Benchmark Portal

‘Indian Language Text Recognition’ is a benchmarking portal for recognizing Indian language text in printed documents, handwritten documents, scene images, videos, etc.,framed by the Centre for Visual Information Technology (CVIT), IIIT Hyderabad. The aim of this project is to bring together researchers working in this field, and provide them with a suitable platform to evaluate and compare the performance of their methods on standard datasets.

As a part of initiative, we focus on the following aspects:

Provide standardised test datasets
Enable evaluation and comparison of different methods
Plan to run challenges, host workshops etc.
Provide resources for basic domain knowledge

We are considering five different types of documents images (1) printed document images (2) handwritten document images (3) scene text images (4) text in videos and (5) miscellaneous. Each of these document images has their own characteristic which makes difficulties to analysis those documents. Here we discuss all these types of documents and various tasks in those documents in our benchmarking system.

Printed Documents

There are machine printed documents. Due to large volumes of documents of unconstrained font types and image quality, it very difficult to process printed documents in application of digital library.

Indian language text printed documents are included in this portal. Various types of printed documents based on their modalities such as : (1) Scanned documents (2) scanned historical documents (3) scanned newspaper (4) mobile scanned documents (5) mobile scanned historical documents (6) mobile scanned newspaper (7) pdf-to-image documents (8) pdf-to-image book are considered in this benchmarking system. Various task like page segmentation or page recognition, line recognition, word recognition and character recognition in the printed documents are currently included in this portal.

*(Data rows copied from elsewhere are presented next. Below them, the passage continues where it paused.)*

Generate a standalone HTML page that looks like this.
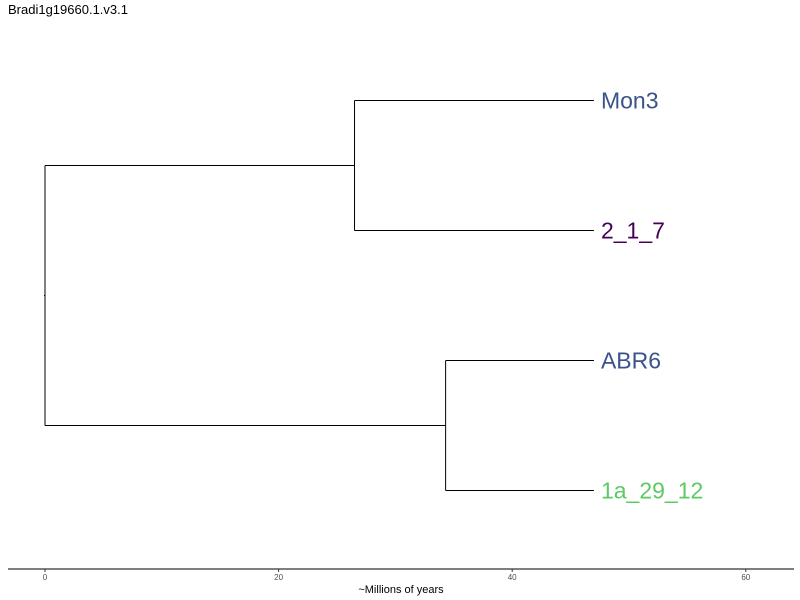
<!DOCTYPE html>
<html><head><meta charset="utf-8"><style>
body{margin:0;background:#fff;font-family:"Liberation Sans",sans-serif;}
svg{display:block}
</style></head><body>
<svg id="chart" width="800" height="600">
<text x="8" y="14" font-size="13" fill="#000">Bradi1g19660.1.v3.1</text>
<g id="axis"></g>
<g id="tree"></g>
<text x="401" y="593" font-size="11" text-anchor="middle" fill="#000">~Millions of years</text>
</svg>
<script>
const ticks=[0,20,40,60];
const tipNames=["Mon3","2_1_7","ABR6","1a_29_12"];
const tipColors=["#3b528b","#440154","#3b528b","#5ec962"];
const tipTime=47;
const cladeNodeTimes=[26.5,34.3];
const rootTime=0;
const X=t=>45+t*11.68;
const Y=i=>100.5+i*130;
const svg=document.getElementById('chart'),ax=document.getElementById('axis'),tr=document.getElementById('tree');
function el(p,tag,a){const e=document.createElementNS('http://www.w3.org/2000/svg',tag);for(const k in a)e.setAttribute(k,a[k]);p.appendChild(e);return e;}
const axl=el(ax,'line',{x1:8,x2:794,y1:569,y2:569,stroke:'#333','stroke-width':1.2});


ticks.forEach(t=>{
 const l=el(ax,'line',{x1:X(t),x2:X(t),y1:569,y2:572,stroke:'#333'});
 
 
 const tx=el(ax,'text',{x:X(t),y:580,'font-size':8,'text-anchor':'middle',fill:'#4d4d4d'});tx.textContent=t;
 
 
});
const ln=(x1,y1,x2,y2,n)=>{const l=el(tr,'line',{x1,y1,x2,y2,stroke:'#000','stroke-width':1});
 
 };
const cladeY=[];
[[0,1],[2,3]].forEach((c,k)=>{
 const nx=X(cladeNodeTimes[k]);
 ln(nx,Y(c[0]),nx,Y(c[1]),'clade-vertical');
 c.forEach(i=>{
  ln(nx,Y(i),X(tipTime),Y(i),'tip-branch');
  const t=el(tr,'text',{x:X(tipTime)+7,y:Y(i)+8,'font-size':23,fill:tipColors[i]});t.textContent=tipNames[i];
  
  
 });
 const my=(Y(c[0])+Y(c[1]))/2;cladeY.push(my);
 ln(X(rootTime),my,nx,my,'internal-branch');
});
ln(X(rootTime),cladeY[0],X(rootTime),cladeY[1],'root-vertical');
const rm=(cladeY[0]+cladeY[1])/2;
ln(X(rootTime)-1,rm,X(rootTime),rm,'root-stub');
</script>
</body></html>
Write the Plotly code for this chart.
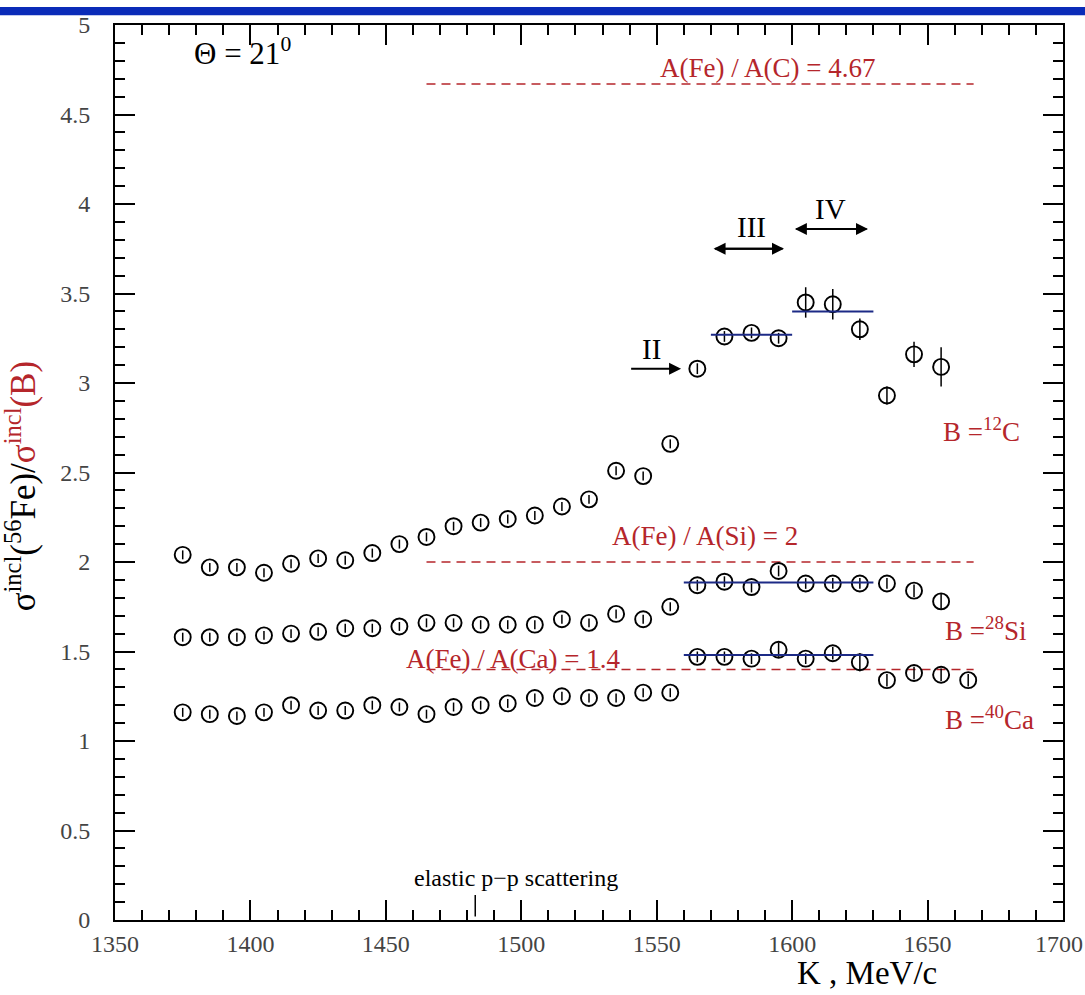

Page Recognition: It recognizes all texts present in a page or a printed document image.

Line Recognition: The objective of the task is to recognize each line of text present in a page of a printed document image.

Word Recognition: It recognizes each individual word present in a document.

Character Recognition: This task recognizes each character in a document.

Handwritten Documents

Analysis of handwritten documents is very difficult due to variation in handwritten style, font, ink etc. It is important for digitized historical handwritten documents, verification of author’s authentication, etc.

Handwritten documents containing Indian language text are taken into consideration in this portal. Various types of modalities like: (1) scanned handwritten documents (offline) (2) mobile scanned handwritten documents (offline) (3) scanned handwritten historical documents (offline) (4) mobile scanned handwritten historical documents (offline) (5) online handwritten documents are considered. Different task such as page segmentation or page recognition, line recognition, word recognition and character recognition are currently included in this portal.

Page Recognition: It recognizes all texts present in a page or a printed document image.

Line Recognition: The objective of the task is to recognize each line of text present in a page of a printed document image.

Word Recognition: It recognizes each individual word present in a document.

Character Recognition: This task recognizes each character in a document.

Scene Text

Text in natural scene images usually contains a lot of semantic value such as product names, shop names, location names and traffic signs. Recognizing these texts is an important step for understanding those images. It has many content based image and video applications including content based web image search, video information retrieval and mobile based text analysis and recognition. Unlike printed documents, recognition of text in natural scene images are more difficult due to various complex factors like: the large variations in backgrounds, textures, fonts and illumination conditions; and occlusion.

Here we mainly consider natural scene images containing Indian language texts. Two different types of modalities like (1) natural scene images captured by camera and (2) natural scene images captured by mobile are taken into consideration. Three different tasks like text localization, word recognition and end-to-end word recognition are currently considered.

Text Localization: The objective of this task is to detect text locations in the image in the form of bounding box that corresponds to words.

Word Recognition: The locations (bounding boxes) of words in the image are assumed to be known.
Word recognition consists of identifying the characters and recognizing these characters as a word from a cropped image patch.

End-to-End Word Recognition: Its objective is to localize and recognize all the words in the image in a single step.

Text in Video

Nowadays the size of the available digital video content is rapidly increasing. This fact leads to need for fast and effective algorithms for information retrieval from videos. Textual information in videos constitutes a very rich source of high level semantics for retrieval and indexing. For this purpose, detection of texts in videos are important task. Text detection and recognition in video is also a challenging computer vision problem. It has numerous real world applications including video indexing, assistive technology for the visually impaired, automatic localization for businesses, and robotic navigation. Due to motion, large variation in background, color, font, texture, illumination; and occlusion, it is very difficult to localise and recognise text in video sequences.

Here video sequences containing Indian language texts are considered. Eight different types of modalities like: (1) Captured Video (2) Newsfeed Video are taken into consideration. Two different tasks like text localization and end-to-end word recognition are currently considered.

Text Localization: The objective of this task is to localize all the words in the form of bounding boxes and track all the words over the video sequence.

End-to-End Word Recognition: Its objective is to localize and recognize all the words in video sequence.
This task requires that correctly recognized words are also correctly localized in every frame and tracked correctly over the video sequence.